The output of the code also give us all type of information about how predictive each split and how much information is gained. This code uses rpart.plot function which outputs a nice pretty tree as, with more detail (see “Trimming the tree,” below).
Pruning is a technique used to reduce the size of a decision tree and retain the important contributions in classifying instances. Too large a tree can cause overfitting of data and poorly classify new observation. Too small then it might not contain all the structural information. The code in R, includes pruning code. The prune code will remove two leaves from 7 to 5 and improve the tree robustness.
A Confusion Matrix or error matrix is a table that categorizes predictions according to whether they match actual values. One of the table’s directions indicates the possible categories of predicted values and the other includes categories for other values. When the predicted value matches the original value it is called the correct classification. This falls on the diagonal in the confusion matrix. The off diagonal elements indicate the incorrect predictions (see “Prediction statistics,” below).

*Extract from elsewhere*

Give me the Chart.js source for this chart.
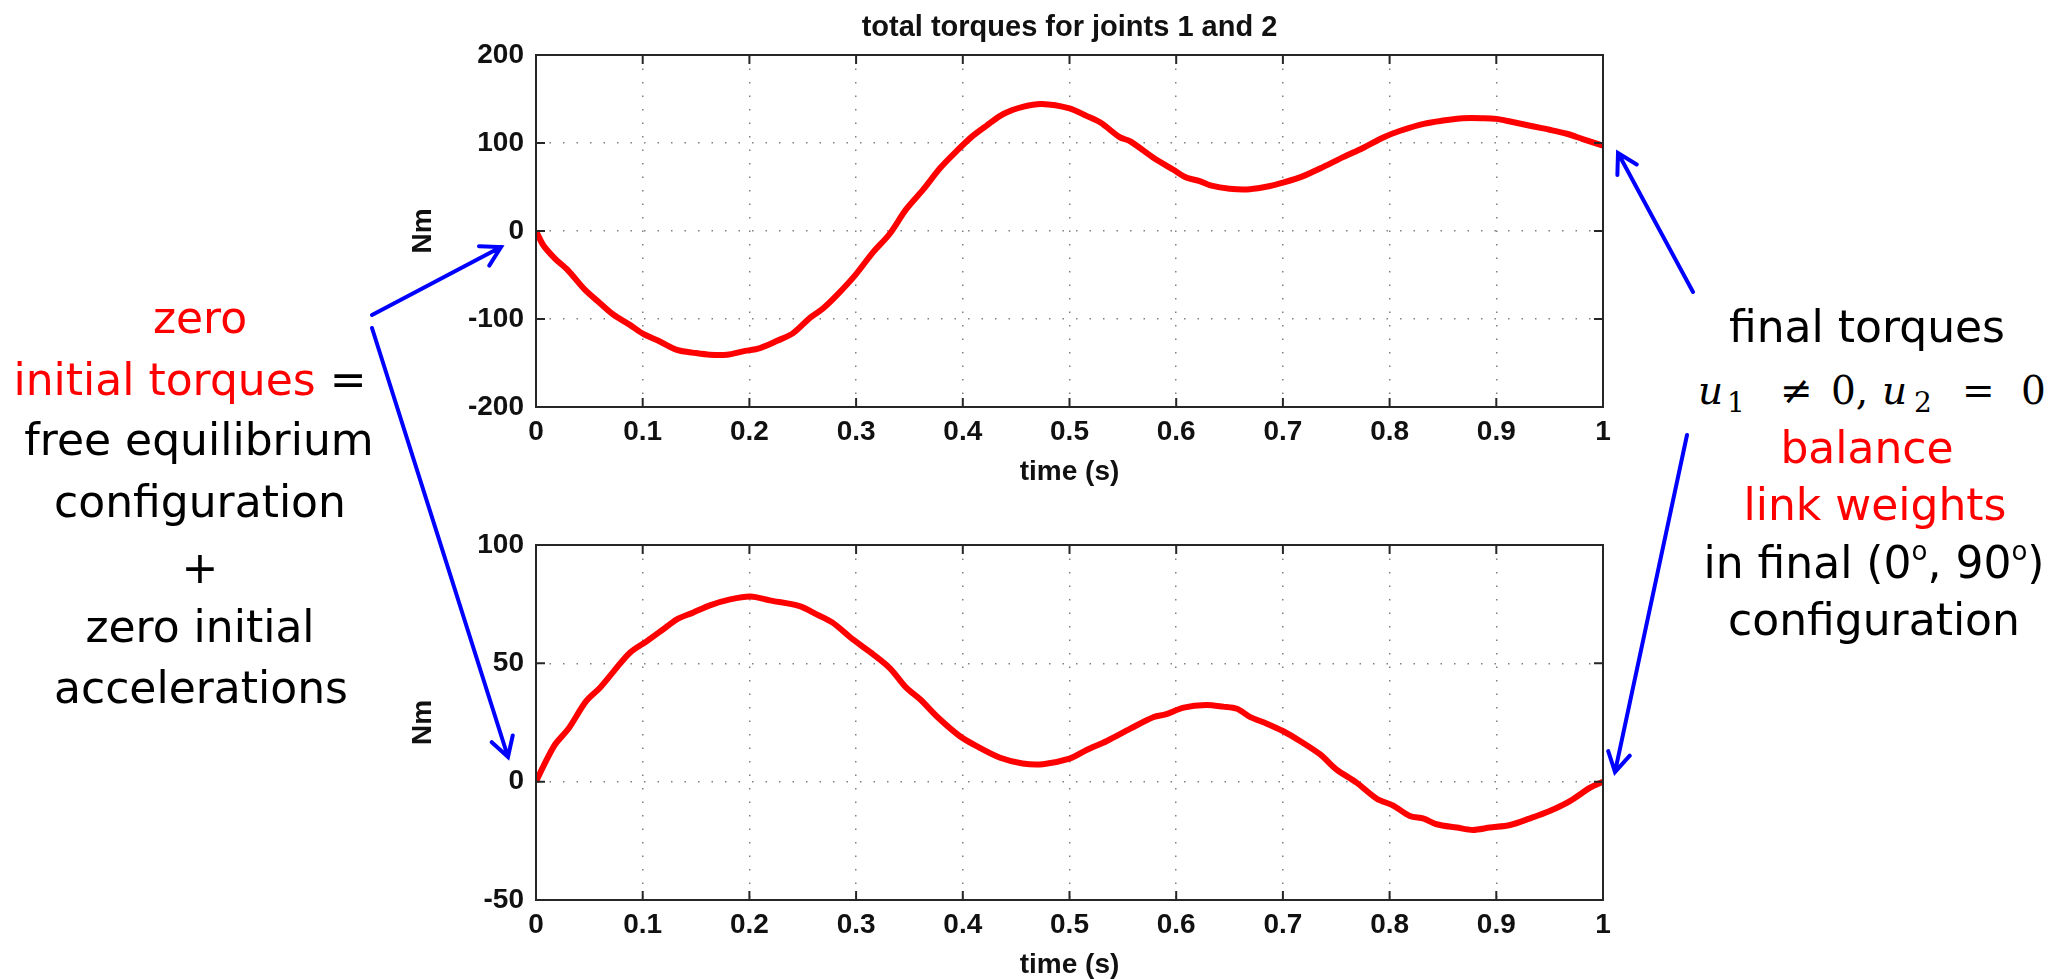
<!DOCTYPE html>
<html>
<head>
<meta charset="utf-8">
<script src="https://cdn.jsdelivr.net/npm/chart.js@4.4.1/dist/chart.umd.min.js"></script>
<style>
  html, body { margin: 0; padding: 0; background: #fff; }
  body { width: 2051px; height: 979px; position: relative; overflow: hidden; font-family: "DejaVu Sans", Verdana, sans-serif; }
  canvas { position: absolute; }
  #c1 { left: 400px; top: 0; }
  #c2 { left: 400px; top: 500px; }
  .ln { position: absolute; width: 600px; text-align: center; font-size: 44px; line-height: 60px; white-space: nowrap; color: #000; }
  .red { color: #ff0000; }
  .deg { font-size: 26px; vertical-align: 18px; line-height: 0; }
  .m { position: absolute; font-family: "DejaVu Serif", "Liberation Serif", serif; font-size: 39px; line-height: 46px; white-space: nowrap; }
  .m.sub { font-size: 28px; line-height: 34px; }
  .m i { font-style: italic; }
  #arrows { position: absolute; left: 0; top: 0; z-index: 5; }
</style>
</head>
<body>

<canvas id="c1" width="1240" height="486"></canvas>
<canvas id="c2" width="1240" height="479"></canvas>

<!-- left note -->
<div class="ln red" style="left:-100px; top:288px;">zero</div>
<div class="ln" style="left:-110px; top:350px;"><span class="red">initial torques</span> =</div>
<div class="ln" style="left:-101px; top:410px;">free equilibrium</div>
<div class="ln" style="left:-100px; top:472px;">configuration</div>
<div class="ln" style="left:-100px; top:538px;">+</div>
<div class="ln" style="left:-100px; top:597px;">zero initial</div>
<div class="ln" style="left:-99px; top:658px;">accelerations</div>

<!-- right note -->
<div class="ln" style="left:1567px; top:297px;">final torques</div>
<span class="m" style="left:1698px; top:368px;"><i>u</i></span>
<span class="m sub" style="left:1727px; top:386px;">1</span>
<span class="m" style="left:1780px; top:368px;">≠</span>
<span class="m" style="left:1831px; top:368px;">0,</span>
<span class="m" style="left:1882px; top:368px;"><i>u</i></span>
<span class="m sub" style="left:1914px; top:386px;">2</span>
<span class="m" style="left:1962px; top:368px;">=</span>
<span class="m" style="left:2021px; top:368px;">0</span>
<div class="ln red" style="left:1567px; top:418px;">balance</div>
<div class="ln red" style="left:1575px; top:475px;">link weights</div>
<div class="ln" style="left:1574px; top:533px;">in final (0<span class="deg">o</span>, 90<span class="deg">o</span>)</div>
<div class="ln" style="left:1574px; top:590px;">configuration</div>

<svg id="arrows" width="2051" height="979"></svg>

<script>
// ---- data ----
// joint 1 (top panel)
const time1 = [0, 0.007, 0.018, 0.030, 0.046, 0.060, 0.073, 0.088, 0.101, 0.116,
  0.132, 0.150, 0.163, 0.179, 0.194, 0.210, 0.226, 0.241, 0.257, 0.269,
  0.282, 0.299, 0.316, 0.331, 0.347, 0.363, 0.379, 0.394, 0.408, 0.422,
  0.438, 0.457, 0.474, 0.500, 0.516, 0.529, 0.547, 0.557, 0.579, 0.597,
  0.610, 0.622, 0.632, 0.650, 0.669, 0.688, 0.700, 0.719, 0.738, 0.757,
  0.775, 0.794, 0.810, 0.832, 0.850, 0.869, 0.888, 0.900, 0.913, 0.935,
  0.950, 0.966, 0.981, 1.000];
const torque1 = [0, -16.5, -31.6, -44.7, -67, -82, -95.5, -106.7, -117.3, -125.5,
  -135, -138.7, -140.6, -140.6, -136.8, -133, -124.8, -116, -98.4, -88,
  -72.9, -50.4, -24, -4, 24.8, 47.3, 71.8, 90.6, 106.7, 119.5,
  133, 141.3, 144.3, 139.4, 130.8, 123.3, 106.7, 101.9, 83, 69.9,
  60.5, 56.7, 51.9, 48.1, 47.5, 51.1, 54.9, 62.4, 72.9, 84.2,
  94.3, 106.3, 113.9, 121.8, 125.5, 128.2, 128.2, 127.4, 124.4, 118.7,
  115, 110.5, 104.5, 97];

// joint 2 (bottom panel)
const time2 = [0, 0.007, 0.018, 0.030, 0.047, 0.060, 0.073, 0.088, 0.104, 0.119,
  0.132, 0.147, 0.163, 0.182, 0.201, 0.219, 0.247, 0.263, 0.278, 0.297,
  0.316, 0.332, 0.347, 0.360, 0.377, 0.397, 0.413, 0.435, 0.456, 0.475,
  0.500, 0.516, 0.535, 0.557, 0.579, 0.590, 0.607, 0.628, 0.644, 0.657,
  0.669, 0.685, 0.700, 0.716, 0.735, 0.750, 0.769, 0.788, 0.803, 0.819,
  0.832, 0.844, 0.863, 0.878, 0.894, 0.913, 0.931, 0.950, 0.969, 0.988, 1.000];
const torque2 = [0, 6.6, 15.8, 22.1, 34, 39.7, 46.7, 54.5, 59.4, 64.3,
  68.6, 71.4, 74.5, 77, 78.2, 76.6, 74.2, 70.7, 67.2, 60.1,
  53.8, 47.8, 39.7, 34.8, 27, 19.3, 15, 10.1, 7.7, 7.4,
  9.7, 13.4, 17.2, 22.4, 27.3, 28.4, 31.3, 32.4, 31.7, 30.8,
  27.4, 24.5, 21.4, 17.2, 11.5, 5.2, -0.4, -7.2, -10, -14.5,
  -15.6, -18, -19.4, -20.4, -19.4, -18.3, -15.6, -12.4, -8.2, -2.5, 0];

// axis ranges / ticks
const xRange = [0, 1], xStep = 0.1;
const yRange1 = [-200, 200], yStep1 = 100;
const yRange2 = [-50, 100], yStep2 = 50;

const FONT = '"Liberation Sans", Arial, sans-serif';
const axisFont = { family: FONT, size: 28, weight: 'bold', lineHeight: 1 };

// matlab style box, inward tick marks, title centred over the axes
const matlabFrame = {
  id: 'matlabFrame',
  afterDatasetsDraw(chart, args, opts) {
    const { ctx, chartArea: a } = chart;
    const x = chart.scales.x, y = chart.scales.y;
    const len = 9;
    ctx.save();
    ctx.strokeStyle = '#262626';
    ctx.lineWidth = 2;
    ctx.beginPath();
    x.ticks.forEach(t => {
      const px = x.getPixelForValue(t.value);
      ctx.moveTo(px, a.top); ctx.lineTo(px, a.top + len);
      ctx.moveTo(px, a.bottom); ctx.lineTo(px, a.bottom - len);
    });
    y.ticks.forEach(t => {
      const py = y.getPixelForValue(t.value);
      ctx.moveTo(a.left, py); ctx.lineTo(a.left + len, py);
      ctx.moveTo(a.right, py); ctx.lineTo(a.right - len, py);
    });
    ctx.stroke();
    ctx.strokeRect(a.left, a.top, a.right - a.left, a.bottom - a.top);

    if (opts.title) {
      ctx.fillStyle = '#111';
      ctx.font = 'bold 29px ' + FONT;
      ctx.textAlign = 'center';
      ctx.textBaseline = 'middle';
      ctx.fillText(opts.title, (a.left + a.right) / 2, a.top - 27);
    }
    ctx.restore();
  }
};

function torqueChart(canvasId, times, torques, yRange, yStep, title, padTop) {
  const points = times.map((t, i) => ({ x: t, y: torques[i] }));
  const dotted = [1.5, 12];
  return new Chart(document.getElementById(canvasId), {
    type: 'line',
    data: {
      datasets: [{
        data: points,
        borderColor: '#ff0000',
        borderWidth: 6,
        pointRadius: 0,
        tension: 0.3,
        fill: false
      }]
    },
    options: {
      responsive: false,
      animation: false,
      devicePixelRatio: 1,
      layout: { padding: { top: padTop, right: 37, bottom: 0, left: 0 } },
      plugins: {
        legend: { display: false },
        tooltip: { enabled: false },
        title: { display: false },
        matlabFrame: { title: title }
      },
      scales: {
        x: {
          type: 'linear',
          min: xRange[0], max: xRange[1],
          ticks: {
            stepSize: xStep, padding: 11, color: '#111', font: axisFont,
            maxRotation: 0, autoSkip: false,
            callback: v => String(Math.round(v * 10) / 10)
          },
          grid: { color: '#808080', lineWidth: 1.5, drawTicks: false, tickLength: 0, borderDash: dotted },
          border: { display: false, dash: dotted },
          title: { display: true, text: 'time (s)', color: '#111', font: axisFont, padding: { top: 0, bottom: 0 } },
          afterFit: s => { s.height = 79; }
        },
        y: {
          min: yRange[0], max: yRange[1],
          ticks: {
            stepSize: yStep, padding: 12, color: '#111', font: axisFont,
            callback: v => String(v)
          },
          grid: { color: '#808080', lineWidth: 1.5, drawTicks: false, tickLength: 0, borderDash: dotted },
          border: { display: false, dash: dotted },
          title: { display: true, text: 'Nm', color: '#111', font: axisFont, padding: { top: 9, bottom: 0 } },
          afterFit: s => { s.width = 136; }
        }
      }
    },
    plugins: [matlabFrame]
  });
}

torqueChart('c1', time1, torque1, yRange1, yStep1, 'total torques for joints 1 and 2', 55);
torqueChart('c2', time2, torque2, yRange2, yStep2, null, 45);

// blue annotation arrows (tail -> tip)
const arrows = [
  [372, 315, 501, 247],
  [372, 328, 508, 757],
  [1693, 292, 1618, 153],
  [1687, 435, 1615, 772]
];
const svgNS = 'http://www.w3.org/2000/svg';
const svg = document.getElementById('arrows');
arrows.forEach(([x1, y1, x2, y2]) => {
  const ang = Math.atan2(y1 - y2, x1 - x2);
  const L = 22, spread = Math.PI / 6;
  const w1 = [x2 + L * Math.cos(ang + spread), y2 + L * Math.sin(ang + spread)];
  const w2 = [x2 + L * Math.cos(ang - spread), y2 + L * Math.sin(ang - spread)];
  const p = document.createElementNS(svgNS, 'path');
  p.setAttribute('d', `M${x1},${y1} L${x2},${y2} M${w1[0]},${w1[1]} L${x2},${y2} L${w2[0]},${w2[1]}`);
  p.setAttribute('stroke', '#0000ff');
  p.setAttribute('stroke-width', '4');
  p.setAttribute('fill', 'none');
  p.setAttribute('stroke-linecap', 'round');
  svg.appendChild(p);
});
</script>
</body>
</html>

For the Class Buy: Correct classifications are (True Positive Rate) = 174/205 = 0.8487. This is also known as sensitivity. Incorrect Classification is known as False Positive Rate = 71/158 = 0.4493
For the Class Sell: Correct classifications (True Negative Rate) = 87/158 = 0.5507. This is also known as specificity. Incorrect Classification is known as False Negative Rate = 31/205 = 0.1513.
Machine Learning in Trading is not simply the hot new thing, but an essential tool for traders to be successful in today’s markets. Here, we showed how we can use recursive trees, in future installments we will cover methods which will help you keep your edge in trading the markets.